Given request
Quote the whole listing word for word. Do not include the pictures.

═════ Given data

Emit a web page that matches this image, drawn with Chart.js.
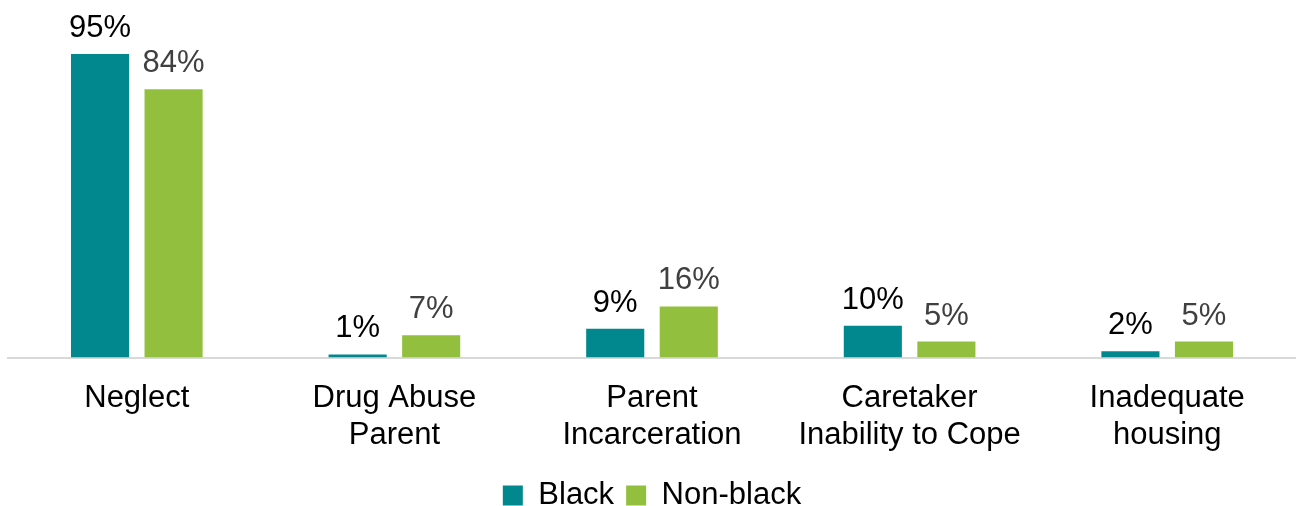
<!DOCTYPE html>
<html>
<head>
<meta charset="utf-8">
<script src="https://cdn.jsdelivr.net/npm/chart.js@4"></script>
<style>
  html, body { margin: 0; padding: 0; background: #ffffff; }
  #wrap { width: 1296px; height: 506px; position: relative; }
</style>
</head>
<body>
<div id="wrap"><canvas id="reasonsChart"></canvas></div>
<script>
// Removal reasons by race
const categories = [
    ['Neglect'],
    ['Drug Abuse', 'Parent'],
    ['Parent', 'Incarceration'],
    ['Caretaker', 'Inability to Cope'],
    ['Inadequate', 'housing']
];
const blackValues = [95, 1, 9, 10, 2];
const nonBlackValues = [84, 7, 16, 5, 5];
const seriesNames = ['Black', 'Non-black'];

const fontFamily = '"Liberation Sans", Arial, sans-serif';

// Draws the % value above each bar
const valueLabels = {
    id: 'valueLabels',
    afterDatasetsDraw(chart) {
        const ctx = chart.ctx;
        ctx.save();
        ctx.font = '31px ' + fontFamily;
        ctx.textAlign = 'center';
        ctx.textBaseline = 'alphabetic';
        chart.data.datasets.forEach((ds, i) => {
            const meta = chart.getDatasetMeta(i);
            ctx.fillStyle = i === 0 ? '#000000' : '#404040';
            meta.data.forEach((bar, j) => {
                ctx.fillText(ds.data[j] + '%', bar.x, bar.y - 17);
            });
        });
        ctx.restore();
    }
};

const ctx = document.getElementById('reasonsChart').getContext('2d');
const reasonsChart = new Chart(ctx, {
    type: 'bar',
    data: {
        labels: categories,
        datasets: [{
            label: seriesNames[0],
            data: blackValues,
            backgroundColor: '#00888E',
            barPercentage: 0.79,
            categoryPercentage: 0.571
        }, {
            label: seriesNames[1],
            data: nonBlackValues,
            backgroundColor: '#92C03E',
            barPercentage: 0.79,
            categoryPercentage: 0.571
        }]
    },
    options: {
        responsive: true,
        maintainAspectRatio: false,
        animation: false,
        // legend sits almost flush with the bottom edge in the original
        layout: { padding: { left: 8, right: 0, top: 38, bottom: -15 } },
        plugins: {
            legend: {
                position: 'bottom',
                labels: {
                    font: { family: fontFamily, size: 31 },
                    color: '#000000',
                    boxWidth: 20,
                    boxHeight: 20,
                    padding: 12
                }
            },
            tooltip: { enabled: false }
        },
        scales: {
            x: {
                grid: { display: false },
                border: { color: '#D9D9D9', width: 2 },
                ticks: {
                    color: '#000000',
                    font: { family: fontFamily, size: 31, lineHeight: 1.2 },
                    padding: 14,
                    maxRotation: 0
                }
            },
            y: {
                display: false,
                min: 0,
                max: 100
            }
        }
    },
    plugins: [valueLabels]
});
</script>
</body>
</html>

══════════

Written answer
Emit a web page that matches this image, drawn with Chart.js.
<!DOCTYPE html>
<html>
<head>
<meta charset="utf-8">
<script src="https://cdn.jsdelivr.net/npm/chart.js@4"></script>
<style>
  html, body { margin: 0; padding: 0; background: #ffffff; }
  #wrap { width: 1296px; height: 506px; position: relative; }
</style>
</head>
<body>
<div id="wrap"><canvas id="reasonsChart"></canvas></div>
<script>
// Removal reasons by race
const categories = [
    ['Neglect'],
    ['Drug Abuse', 'Parent'],
    ['Parent', 'Incarceration'],
    ['Caretaker', 'Inability to Cope'],
    ['Inadequate', 'housing']
];
const blackValues = [95, 1, 9, 10, 2];
const nonBlackValues = [84, 7, 16, 5, 5];
const seriesNames = ['Black', 'Non-black'];

const fontFamily = '"Liberation Sans", Arial, sans-serif';

// Draws the % value above each bar
const valueLabels = {
    id: 'valueLabels',
    afterDatasetsDraw(chart) {
        const ctx = chart.ctx;
        ctx.save();
        ctx.font = '31px ' + fontFamily;
        ctx.textAlign = 'center';
        ctx.textBaseline = 'alphabetic';
        chart.data.datasets.forEach((ds, i) => {
            const meta = chart.getDatasetMeta(i);
            ctx.fillStyle = i === 0 ? '#000000' : '#404040';
            meta.data.forEach((bar, j) => {
                ctx.fillText(ds.data[j] + '%', bar.x, bar.y - 17);
            });
        });
        ctx.restore();
    }
};

const ctx = document.getElementById('reasonsChart').getContext('2d');
const reasonsChart = new Chart(ctx, {
    type: 'bar',
    data: {
        labels: categories,
        datasets: [{
            label: seriesNames[0],
            data: blackValues,
            backgroundColor: '#00888E',
            barPercentage: 0.79,
            categoryPercentage: 0.571
        }, {
            label: seriesNames[1],
            data: nonBlackValues,
            backgroundColor: '#92C03E',
            barPercentage: 0.79,
            categoryPercentage: 0.571
        }]
    },
    options: {
        responsive: true,
        maintainAspectRatio: false,
        animation: false,
        // legend sits almost flush with the bottom edge in the original
        layout: { padding: { left: 8, right: 0, top: 38, bottom: -15 } },
        plugins: {
            legend: {
                position: 'bottom',
                labels: {
                    font: { family: fontFamily, size: 31 },
                    color: '#000000',
                    boxWidth: 20,
                    boxHeight: 20,
                    padding: 12
                }
            },
            tooltip: { enabled: false }
        },
        scales: {
            x: {
                grid: { display: false },
                border: { color: '#D9D9D9', width: 2 },
                ticks: {
                    color: '#000000',
                    font: { family: fontFamily, size: 31, lineHeight: 1.2 },
                    padding: 14,
                    maxRotation: 0
                }
            },
            y: {
                display: false,
                min: 0,
                max: 100
            }
        }
    },
    plugins: [valueLabels]
});
</script>
</body>
</html>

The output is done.